How do I prove and find the domain of the following trig identity?

#(cos theta-sin theta)/(cos theta +sin theta)= (cot theta-1)/(cot theta + 1)#

1 Answer
Nov 22, 2016

see below

Explanation:

#(cos theta - sin theta)/(cos theta+sin theta)=(cot theta-1)/(cot theta+1)#

Right Side : #=(cot theta-1)/(cot theta+1)#

#=(cos theta/sin theta-1)/(cos theta/sin theta+1)#

#=((cos theta-sin theta)/sin theta)/((cos theta+sin theta)/sin theta#

#=(cos theta-sin theta)/sin theta * sin theta/(cos theta+sin theta)#

#=(cos theta-sin theta)/cancel sin theta * cancel sin theta/(cos theta+sin theta)#

#=(cos theta-sin theta)/(cos theta+sin theta)#

#:.=# Left Side

Domain :
The denominator cannot be zero.
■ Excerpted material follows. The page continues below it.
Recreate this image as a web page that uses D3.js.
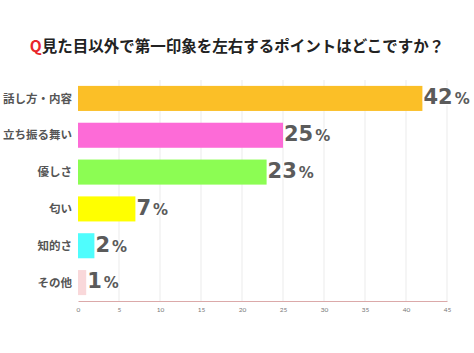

So take the denominator set it equal to zero and then solve.

#cos theta+sin theta=0#

Use linear combination to solve the equation

#A=1, B=1, C= sqrt 2#. Note that this is in quadrant one since both cosine and sine are positive

#cos D=A/C = 1/sqrt2#

#D=cos^-1(1/sqrt2)=45^@#

#sqrt2cos(theta-45^@)=0#--> Put it in the form # C cos (theta-D)=0#

#cos(theta-45^@)=0#

#theta-45^@=cos^-1 0#

#theta-45^@=+-90^@ +360^@ n#

#theta=45^@+-90^@ +360^@ n#

#theta=135^@ +360^@ n or theta=-45^@ + 360^@ n#

where #n=0,+-1,+-2,+-3,...#

Therefore,

#D:{theta inR,theta !=135^@ +360^@ n,theta!=-45^@ + 360^@ n, n=0,+-1,+-2,+-3,...}#